Add Art House Designs to successful galleries list
I didn’t mention Olympia’s Art House Designs in my cover story about avant-garde galleries last week, and it does warrant mentioning as a South Sound gallery that has been very successful. Not as much on the cutting-edge as some of the other galleries mentioned in that article, it nevertheless has had some shows that make you sit up and take notice. Plus Art House offers top-notch entertainment and presentations on topics of current interest and a large framing business onsite. It has not one but two showrooms for gallery exhibitions. The front gallery is small and intimate, and the back gallery, which doubles as a performance space, is huge by local standards.
I stopped by Art House to see what’s on the walls and saw a large display of art by local and national artists, mostly modernist decorative art. I won’t write about all of it; there’s too much for that, but I will mention three artists whose work I enjoyed: Jean Tudor, Phyllis O’Gara Currens and Janet Richardson Baughman. Tudor and Currens are local; Baughman hails from Michigan.
Tudor is an enamel artist. She makes decorative and colorful little enamel pieces that are inspired by the Spanish architect Antoni Gaudi whose famous buildings Casa Mila and Casa Battla in Barcelona are so famous for their strange shapes and modern gothic decoration that his name gave rise to the word gaudy (look it up if you must). Unlike Gaudi’s ceramic decorations, however, Tudor’s enamels are pretty and jewel-like. They are semi-abstract forms based on architecture in circular shapes mounted on what appears to be either black enamel or marble boxes. They also have an early American crafts feel about them but are more highly polished. I don’t think the early American look is intentional; it’s just the feeling I get from them.
Currens is showing a group of mixed-media collages inspired by landscape. They consist of densely packed and somewhat rough and jagged shapes painted in bright hues and cut out of canvas and collaged in patterns that simulate rock-strewn scenes without actually looking like specific scenes. As landscapes go, these represent untrammeled and hard-to-traverse terrains filled with rocks and fallen limbs, not the kind of bucolic landscapes we see too much of in popular art. My favorite is one called Stones from Spain. It depicts in abstract terms a forest scene with a kind of window in the sky opening onto yet another scene with a bright blue sky.

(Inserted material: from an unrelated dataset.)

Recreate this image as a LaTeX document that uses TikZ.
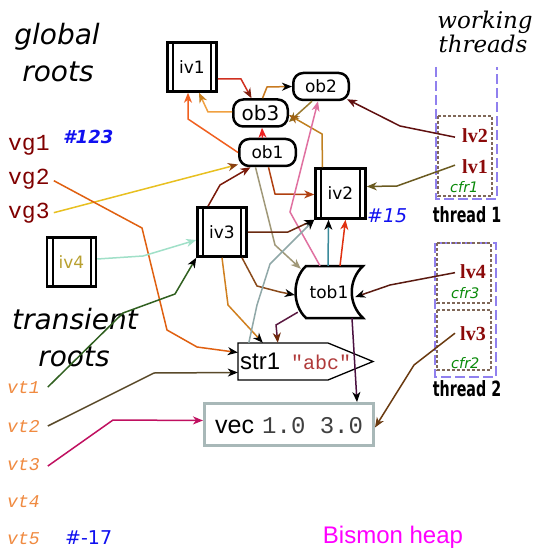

Speaking of bucolic, Baughman’s oil on paper paintings are just that. She has three paintings on display; each of them is long and thin, one vertical and two horizontal. They are simple abstract forms broken into square shapes in soft colors. The paint is applied like a thick paste, scraped and gouged in some areas and slick as an ice skating rink in other areas. Her paintings look almost like polished ceramic surfaces, which makes sense because she is a ceramicist as well as a painter. I particularly like the rough, Zen-like circular shapes in a couple of her paintings, which remind me of Robert Motherwell, and the soft glow of red and violet against white and cream backgrounds. They are contemplative and restful.
Tudor and Curren’s work will remain up through the month, and they will be showing with local artist Laraine Wade beginning June 27. That show will be kicked off with a performance Friday, June 27, by R&B recording artist and Broadway musical star Shoshana Bean. There will be an artists’ reception that night from 5 to 7 p.m., and Bean’s performance will start at 8 p.m.